Work to do
Exactly as written, write out the lines below from the first to the one containing "plt.rcParams['font.family'] = ['Lato', 'DejaVu", inclusive. Pictures do not belong in the copy.

Recorded information
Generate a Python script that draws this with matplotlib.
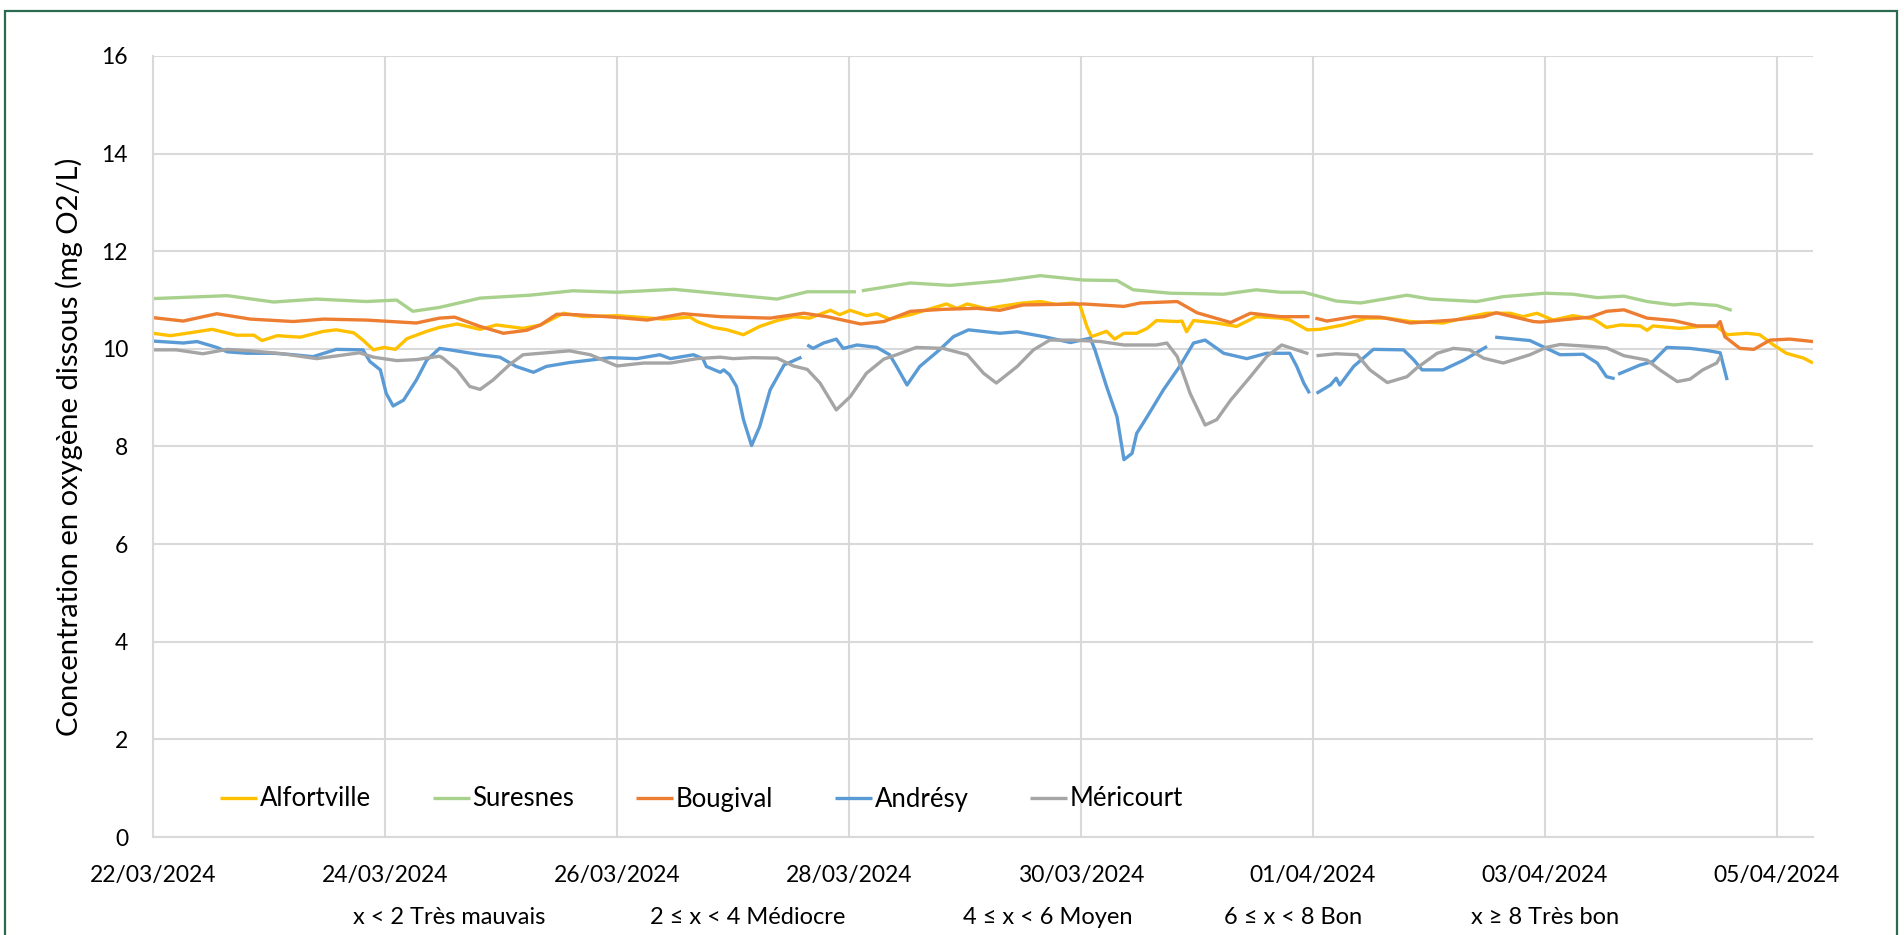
import numpy as np
import matplotlib
matplotlib.use('Agg')
import matplotlib.pyplot as plt
from matplotlib.patches import Rectangle

plt.rcParams['font.family'] = ['Lato', 'DejaVu Sans']

nan = np.nan
# jours depuis le 22/03/2024 00:00, concentration (mg O2/L)
alfortville = [(0, 10.32), (0.15, 10.27), (0.32, 10.33), (0.51, 10.4), (0.72, 10.28), (0.87, 10.28), (0.94, 10.17),
               (1.07, 10.27), (1.27, 10.24), (1.47, 10.36), (1.58, 10.39), (1.73, 10.33), (1.81, 10.18), (1.9, 9.98),
               (1.99, 10.03), (2.09, 9.99), (2.19, 10.21), (2.36, 10.36), (2.47, 10.44), (2.62, 10.51), (2.82, 10.4),
               (2.96, 10.49), (3.19, 10.42), (3.34, 10.49), (3.54, 10.73), (3.71, 10.66), (4.0, 10.68), (4.4, 10.61),
               (4.63, 10.65), (4.69, 10.56), (4.83, 10.44), (4.95, 10.39), (5.09, 10.29), (5.23, 10.46), (5.38, 10.58),
               (5.52, 10.66), (5.66, 10.63), (5.84, 10.79), (5.92, 10.7), (6.01, 10.79), (6.15, 10.68), (6.24, 10.72),
               (6.35, 10.61), (6.53, 10.7), (6.67, 10.8), (6.84, 10.92), (6.93, 10.83), (7.02, 10.92), (7.19, 10.82),
               (7.3, 10.87), (7.5, 10.94), (7.65, 10.97), (7.79, 10.91), (7.93, 10.94), (7.99, 10.9), (8.05, 10.46),
               (8.09, 10.25), (8.22, 10.36), (8.29, 10.2), (8.37, 10.32), (8.48, 10.32), (8.57, 10.42), (8.65, 10.58),
               (8.83, 10.56), (8.87, 10.57), (8.91, 10.35), (8.97, 10.58), (9.17, 10.53), (9.34, 10.46), (9.51, 10.66),
               (9.72, 10.63), (9.8, 10.59), (9.95, 10.39), (10.06, 10.4), (10.26, 10.49), (10.46, 10.63), (10.64, 10.63),
               (10.84, 10.56), (11.12, 10.53), (11.35, 10.66), (11.5, 10.73), (11.7, 10.73), (11.81, 10.66), (11.93, 10.73),
               (12.07, 10.59), (12.24, 10.68), (12.42, 10.61), (12.53, 10.44), (12.65, 10.49), (12.82, 10.47), (12.88, 10.38),
               (12.93, 10.47), (13.16, 10.42), (13.34, 10.46), (13.48, 10.46), (13.57, 10.29), (13.74, 10.32), (13.85, 10.29),
               (13.97, 10.08), (14.08, 9.91), (14.23, 9.81), (14.31, 9.71)]

suresnes = [(0, 11.03), (0.64, 11.09), (1.04, 10.96), (1.41, 11.02), (1.84, 10.97), (2.1, 11.0), (2.24, 10.77),
            (2.47, 10.85), (2.82, 11.04), (3.25, 11.1), (3.62, 11.19), (4.0, 11.16), (4.49, 11.22), (4.89, 11.13),
            (5.38, 11.02), (5.64, 11.17), (6.06, 11.17), (6.08, nan), (6.11, 11.19), (6.53, 11.35), (6.87, 11.3),
            (7.3, 11.39), (7.65, 11.5), (8.02, 11.41), (8.31, 11.4), (8.45, 11.21), (8.77, 11.14), (9.23, 11.12),
            (9.51, 11.21), (9.72, 11.16), (9.92, 11.16), (10.2, 10.98), (10.41, 10.94), (10.81, 11.1), (11.01, 11.02),
            (11.41, 10.97), (11.64, 11.07), (12.0, 11.14), (12.24, 11.12), (12.45, 11.05), (12.68, 11.08),
            (12.88, 10.97), (13.11, 10.9), (13.25, 10.93), (13.48, 10.89), (13.61, 10.79)]

bougival = [(0, 10.64), (0.26, 10.57), (0.55, 10.72), (0.84, 10.61), (1.21, 10.56), (1.47, 10.61), (1.84, 10.59),
            (2.27, 10.53), (2.47, 10.63), (2.6, 10.65), (2.82, 10.46), (3.02, 10.32), (3.22, 10.38), (3.34, 10.49),
            (3.48, 10.71), (3.65, 10.7), (3.97, 10.65), (4.26, 10.59), (4.57, 10.72), (4.89, 10.66), (5.32, 10.63),
            (5.61, 10.73), (5.81, 10.66), (6.1, 10.51), (6.3, 10.56), (6.53, 10.77), (6.81, 10.81), (7.1, 10.83),
            (7.3, 10.79), (7.5, 10.9), (8.02, 10.92), (8.37, 10.87), (8.51, 10.94), (8.83, 10.97), (9.0, 10.74),
            (9.29, 10.54), (9.46, 10.73), (9.72, 10.66), (9.97, 10.66), (10.0, nan), (10.02, 10.63), (10.12, 10.57),
            (10.35, 10.66), (10.58, 10.65), (10.84, 10.53), (11.21, 10.59), (11.47, 10.66), (11.58, 10.74),
            (11.9, 10.56), (11.96, 10.55), (12.39, 10.65), (12.53, 10.77), (12.68, 10.8), (12.88, 10.63),
            (13.11, 10.58), (13.31, 10.47), (13.48, 10.47), (13.51, 10.56), (13.55, 10.25), (13.68, 10.01),
            (13.8, 9.99), (13.94, 10.18), (14.11, 10.2), (14.31, 10.15)]

andresy = [(0, 10.16), (0.26, 10.12), (0.38, 10.15), (0.55, 10.03), (0.64, 9.94), (0.81, 9.91), (1.04, 9.91),
           (1.21, 9.88), (1.38, 9.84), (1.58, 9.99), (1.81, 9.98), (1.87, 9.74), (1.96, 9.57), (2.01, 9.09),
           (2.07, 8.83), (2.16, 8.95), (2.27, 9.36), (2.36, 9.77), (2.47, 10.01), (2.56, 9.98), (2.82, 9.88),
           (2.99, 9.83), (3.13, 9.64), (3.28, 9.52), (3.39, 9.64), (3.59, 9.72), (3.77, 9.77), (3.94, 9.82),
           (4.17, 9.8), (4.37, 9.88), (4.46, 9.8), (4.66, 9.88), (4.74, 9.8), (4.77, 9.64), (4.89, 9.52),
           (4.92, 9.57), (4.97, 9.47), (5.03, 9.23), (5.09, 8.55), (5.16, 8.02), (5.23, 8.41), (5.32, 9.16),
           (5.44, 9.67), (5.59, 9.83), (5.62, nan), (5.64, 10.08), (5.69, 10.01), (5.78, 10.12), (5.89, 10.2),
           (5.95, 10.01), (6.07, 10.08), (6.24, 10.03), (6.35, 9.88), (6.41, 9.64), (6.5, 9.26), (6.61, 9.64),
           (6.78, 9.98), (6.9, 10.25), (7.03, 10.39), (7.3, 10.32), (7.45, 10.35), (7.68, 10.25), (7.91, 10.13),
           (8.08, 10.22), (8.12, 9.98), (8.22, 9.23), (8.31, 8.61), (8.37, 7.73), (8.44, 7.86), (8.48, 8.27),
           (8.57, 8.61), (8.71, 9.16), (8.85, 9.64), (8.97, 10.12), (9.07, 10.18), (9.23, 9.91), (9.43, 9.8),
           (9.6, 9.91), (9.8, 9.91), (9.86, 9.64), (9.92, 9.3), (9.97, 9.09), (10.0, nan), (10.03, 9.09),
           (10.15, 9.26), (10.2, 9.4), (10.23, 9.26), (10.35, 9.64), (10.52, 9.99), (10.78, 9.98), (10.87, 9.77),
           (10.94, 9.57), (11.12, 9.57), (11.3, 9.77), (11.5, 10.05), (11.53, nan), (11.57, 10.24), (11.87, 10.17),
           (12.13, 9.88), (12.33, 9.89), (12.45, 9.71), (12.53, 9.43), (12.6, 9.39), (12.62, nan), (12.63, 9.48),
           (12.82, 9.67), (12.93, 9.74), (13.05, 10.03), (13.25, 10.01), (13.39, 9.97), (13.51, 9.92), (13.57, 9.36)]

mericourt = [(0, 9.98), (0.2, 9.98), (0.43, 9.9), (0.64, 9.99), (0.84, 9.96), (1.12, 9.9), (1.41, 9.8), (1.78, 9.92),
             (1.9, 9.83), (2.1, 9.76), (2.27, 9.78), (2.47, 9.85), (2.5, 9.81), (2.62, 9.57), (2.73, 9.23),
             (2.82, 9.17), (2.93, 9.36), (3.08, 9.69), (3.19, 9.88), (3.39, 9.92), (3.59, 9.96), (3.77, 9.88),
             (4.0, 9.65), (4.23, 9.71), (4.46, 9.71), (4.69, 9.8), (4.89, 9.83), (5.0, 9.8), (5.17, 9.82),
             (5.38, 9.81), (5.52, 9.65), (5.64, 9.58), (5.75, 9.3), (5.89, 8.75), (6.01, 9.02), (6.15, 9.5),
             (6.3, 9.79), (6.41, 9.88), (6.58, 10.03), (6.81, 10.01), (7.02, 9.88), (7.16, 9.5), (7.27, 9.3),
             (7.45, 9.64), (7.59, 9.98), (7.73, 10.18), (7.93, 10.18), (8.17, 10.15), (8.37, 10.08), (8.65, 10.08),
             (8.74, 10.12), (8.83, 9.84), (8.94, 9.09), (9.07, 8.44), (9.17, 8.55), (9.29, 8.95), (9.46, 9.43),
             (9.6, 9.84), (9.73, 10.08), (9.96, 9.9), (10.0, nan), (10.03, 9.86), (10.2, 9.9), (10.38, 9.88),
             (10.49, 9.57), (10.64, 9.31), (10.81, 9.43), (10.89, 9.6), (11.07, 9.91), (11.21, 10.01), (11.35, 9.98),
             (11.47, 9.81), (11.64, 9.71), (11.87, 9.88), (12.01, 10.03), (12.13, 10.09), (12.39, 10.05),
             (12.53, 10.02), (12.68, 9.86), (12.88, 9.77), (12.99, 9.57), (13.14, 9.33), (13.25, 9.38),
             (13.36, 9.57), (13.48, 9.71), (13.51, 9.84)]

series = ['Alfortville', 'Suresnes', 'Bougival', 'Andrésy', 'Méricourt']
colors = ['#FFC000', '#A9D18E', '#ED7D31', '#5B9BD5', '#A5A5A5']
data = [alfortville, suresnes, bougival, andresy, mericourt]

tick_days = [0, 2, 4, 6, 8, 10, 12, 14]
tick_labels = ['22/03/2024', '24/03/2024', '26/03/2024', '28/03/2024',
               '30/03/2024', '01/04/2024', '03/04/2024', '05/04/2024']
classes = ['x < 2 Très mauvais', '2 ≤ x < 4 Médiocre', '4 ≤ x < 6 Moyen', '6 ≤ x < 8 Bon', 'x ≥ 8 Très bon']

W, H = 1904, 935
fig = plt.figure(figsize=(W / 100, H / 100), dpi=100)
ax = fig.add_axes([153 / W, 1 - 837 / H, 1660 / W, 781 / H])

for name, col, d in zip(series, colors, data):
    arr = np.array(d, dtype=float)
    ax.plot(arr[:, 0], arr[:, 1], color=col, linewidth=2.4, label=name, solid_capstyle='butt')

ax.set_xlim(0, 14.31)
ax.set_ylim(0, 16)
ax.set_yticks(np.arange(0, 17, 2))
ax.set_xticks(tick_days)
ax.set_xticklabels(tick_labels)
ax.tick_params(axis='both', length=0, labelsize=16.5, colors='#000000')
ax.tick_params(axis='x', pad=20)
ax.tick_params(axis='y', pad=18)
ax.grid(True, color='#D9D9D9', linewidth=1.5)
ax.set_axisbelow(True)
for s in ['top', 'right']:
    ax.spines[s].set_visible(False)
for s in ['left', 'bottom']:
    ax.spines[s].set_color('#D9D9D9')
    ax.spines[s].set_linewidth(1.5)

ax.set_ylabel('Concentration en oxygène dissous (mg O2/L)', fontsize=21, labelpad=13)

leg = ax.legend(loc='center left', bbox_to_anchor=((220 - 153) / 1660, (837 - 799) / 781), ncol=5,
                frameon=False, fontsize=18.5, handlelength=1.45, handletextpad=0.1, columnspacing=2.4,
                borderpad=0, borderaxespad=0)

cx = [449, 748, 1048, 1293, 1545]
for c, txt in zip(cx, classes):
    fig.text(c / W, 1 - 917 / H, txt, fontsize=17, ha='center', va='center')

fig.patches.append(Rectangle((5 / W, -0.02), 1892 / W, 1 - 11 / H + 0.02, transform=fig.transFigure,
                             fill=False, edgecolor='#2B6A4E', linewidth=1.6, clip_on=False))

plt.savefig('out.png', dpi=100)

Answer
Generate a Python script that draws this with matplotlib.
import numpy as np
import matplotlib
matplotlib.use('Agg')
import matplotlib.pyplot as plt
from matplotlib.patches import Rectangle

plt.rcParams['font.family'] = ['Lato', 'DejaVu Sans']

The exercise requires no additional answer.